Get / Update / Delete
# Get details
curl "${OPENHANDS_HOST}/api/automation/v1/{automation_id}" \
-H "Authorization: Bearer ${OPENHANDS_API_KEY}"
# Update (fields: name, trigger, enabled, timeout)
curl -X PATCH "${OPENHANDS_HOST}/api/automation/v1/{automation_id}" \
-H "Authorization: Bearer ${OPENHANDS_API_KEY}" \
-H "Content-Type: application/json" \
-d '{"enabled": false}'
# Delete
curl -X DELETE "${OPENHANDS_HOST}/api/automation/v1/{automation_id}" \
-H "Authorization: Bearer ${OPENHANDS_API_KEY}"
Trigger and Monitor Runs
# Manually trigger a run
curl -X POST "${OPENHANDS_HOST}/api/automation/v1/{automation_id}/dispatch" \
-H "Authorization: Bearer ${OPENHANDS_API_KEY}"
# List runs
curl "${OPENHANDS_HOST}/api/automation/v1/{automation_id}/runs?limit=20" \
-H "Authorization: Bearer ${OPENHANDS_API_KEY}"
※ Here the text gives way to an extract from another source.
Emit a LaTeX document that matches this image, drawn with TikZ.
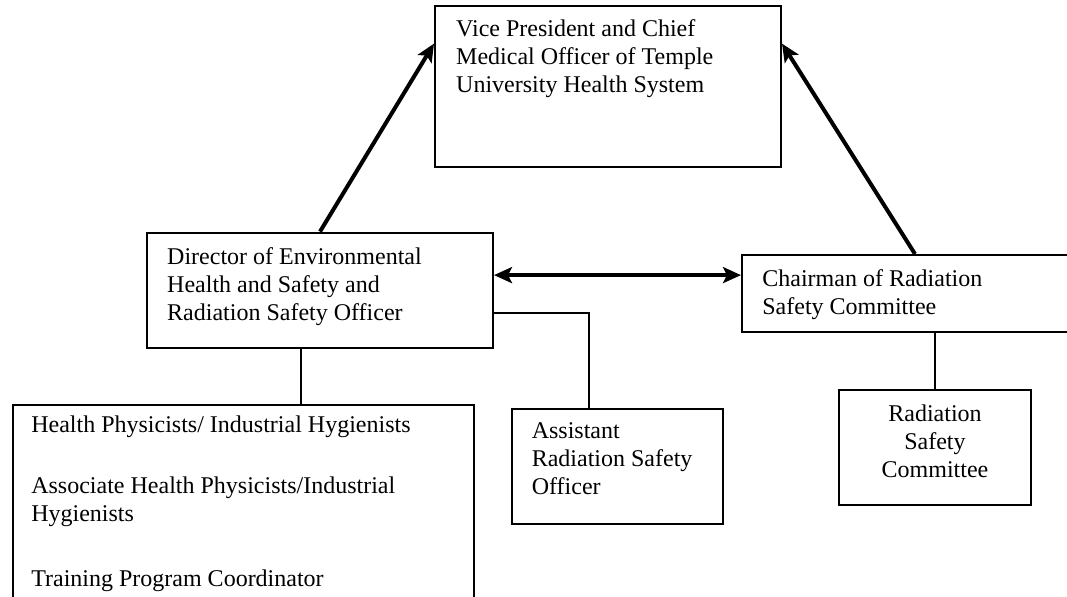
\documentclass[tikz,border=0pt]{standalone}
\usepackage{fontspec}
\setmainfont{Liberation Serif}
\usetikzlibrary{positioning,arrows.meta}

\tikzset{
  orgbox/.style={draw, line width=1pt, rectangle, inner sep=0pt},
  orgtext/.style={inner sep=0pt, align=left, font=\fontsize{12pt}{14pt}\selectfont},
  linkline/.style={line width=0.9pt},
  reportarrow/.style={line width=2pt, -{Stealth[length=9pt,width=8pt,inset=2pt]}},
  bothwayarrow/.style={line width=2pt, {Stealth[length=9pt,width=8pt,inset=2pt]}-{Stealth[length=9pt,width=8pt,inset=2pt]}}
}

\begin{document}
\begin{tikzpicture}[x=0.5pt,y=-0.5pt]
% Drawing area
\useasboundingbox (0,0) rectangle (1067,596);
\clip (0,0) rectangle (1067,596);

% Drawing boxes
\node [orgbox, minimum width=173pt, minimum height=80.5pt] (vp) at (608,86.5) {};
\node [orgbox, minimum width=173pt, minimum height=57.7pt] (dir) at (320,290.3) {};
\node [orgbox, minimum width=173pt, minimum height=38.5pt] (chair) at (915,293.5) {};
\node [orgbox, minimum width=230.3pt, minimum height=107.5pt] (staff) at (243.2,512.5) {};
\node [orgbox, minimum width=105.7pt, minimum height=57.7pt] (asst) at (617.7,466.7) {};
\node [orgbox, minimum width=96pt, minimum height=57.5pt] (rsc) at (935,447.5) {};

% Drawing texts
\node [orgtext, below right=7pt and 10.9pt of vp.north west] (vptext)
  {Vice President and Chief\\Medical Officer of Temple\\University Health System};
\node [orgtext, below right=7.9pt and 10.4pt of dir.north west] (dirtext)
  {Director of Environmental\\Health and Safety and\\Radiation Safety Officer};
\node [orgtext, below right=7.5pt and 10.5pt of chair.north west] (chairtext)
  {Chairman of Radiation\\Safety Committee};
\node [orgtext, below right=5.8pt and 9.5pt of staff.north west] (stafftext)
  {Health Physicists/ Industrial Hygienists\\[16.5pt]
   Associate Health Physicists/Industrial\\Hygienists\\[18.5pt]
   Training Program Coordinator};
\node [orgtext, below right=7.3pt and 10.2pt of asst.north west] (assttext)
  {Assistant\\Radiation Safety\\Officer};
\node [orgtext, align=center, below=7.5pt of rsc.north] (rsctext)
  {Radiation\\Safety\\Committee};

% Drawing arrows
\draw [reportarrow] (dir.north) -- ([yshift=-19.3pt]vp.north west);
\draw [reportarrow] (chair.north) -- ([yshift=-19.3pt]vp.north east);
\draw [bothwayarrow] ([yshift=7.6pt]dir.east) -- ([yshift=7.6pt]dir.east -| chair.west);

% Drawing lines
\draw [linkline] ([xshift=-9.5pt]dir.south) -- ([xshift=-9.5pt]dir.south |- staff.north);
\draw [linkline] ([yshift=-11.3pt]dir.east) -| ([xshift=-14.5pt]asst.north);
\draw [linkline] (rsc.north) -- (rsc.north |- chair.south);
\end{tikzpicture}
\end{document}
Run status values: PENDING (waiting for dispatch), RUNNING (in progress), COMPLETED (success), FAILED (check error_detail).
Run Lifecycle
When a run completes, the automation service receives a callback and marks the run done. Any conversations started during the run remain accessible in the OpenHands UI — users can view the history and continue interacting. The agent server persists until it times out or is manually deleted.
The automation script itself controls when the callback fires (signalling completion). For simple synchronous scripts this happens naturally on exit. For scripts that start asynchronous conversations, the callback should be deferred until the conversation reaches an idle state (see references/custom-automation.md for patterns).
Choosing the Right Preset
Pick based on what the task needs, not just what is technically possible. An LLM-driven preset can do almost anything, so "the preset can satisfy this" is not by itself a good reason to pick it — every run costs tokens and sandbox time.
| Use Case | Recommended |
|---|---|
| Reasoning, summarization, triage, code review, or open-ended tool use | Prompt Preset |
| Needs plugin commands / skills / MCP configs / hooks | Plugin Preset |
| Compare plugin versions or configurations across runs | Plugin Preset with A/B testing — see references/ab-testing.md |
| Deterministic task (fixed data + scheduled action, e.g. healthcheck, Slack notification, rotating from a known list) — especially if it runs frequently | Custom script, no LLM — see references/custom-automation.md#deterministic-script-no-llm |
| Custom Python dependencies, multi-file project, or direct SDK lifecycle control | Custom script with SDK — see references/custom-automation.md#sdk-based-scripts |
The prompt preset is the right default for genuinely agent-shaped work — anything that benefits from reasoning over context, calling tools dynamically, or producing a non-templated output. Use the plugin preset when you need extended capabilities from plugins (skills, MCP configurations, hooks, commands).
Watch for deterministic, high-frequency patterns. Requests like "send a daily standup reminder", "ping a healthcheck URL every minute", "post a random quote every 5 minutes", or "rotate a fact-of-the-day message" do not need an LLM. Surface this to the user explicitly with a rough cost framing (e.g. "this schedule will invoke your LLM ~288 times/day") before defaulting to a preset. As a rule of thumb, any cron tighter than hourly deserves a deliberate "should this really be agent-driven?" check.
When neither preset is the right fit (deterministic task, custom Python dependencies, non-Python entrypoint, multi-file project structure, direct SDK lifecycle control), explain the options to the user and let them decide. Do not attempt custom automation without explicit user agreement. If they choose the custom route, refer to references/custom-automation.md.
Reference Files
references/custom-automation.md— Detailed guide for custom automations: tarball uploads, code structure (SDK and no-LLM), state persistence via the KV store, environment variables, validation rules, and complete examples. Consult this whenever you need to evaluate or recommend the custom path (including for deterministic / cost-sensitive tasks per rule 0). Only implement a custom automation after the user agrees to that path.references/ab-testing.md— A/B testing for plugin automations: defining variants with weights, experiment configuration, variant selection logic, observability via conversation tags, and complete examples. Consult this when a user wants to compare plugin versions or configurations.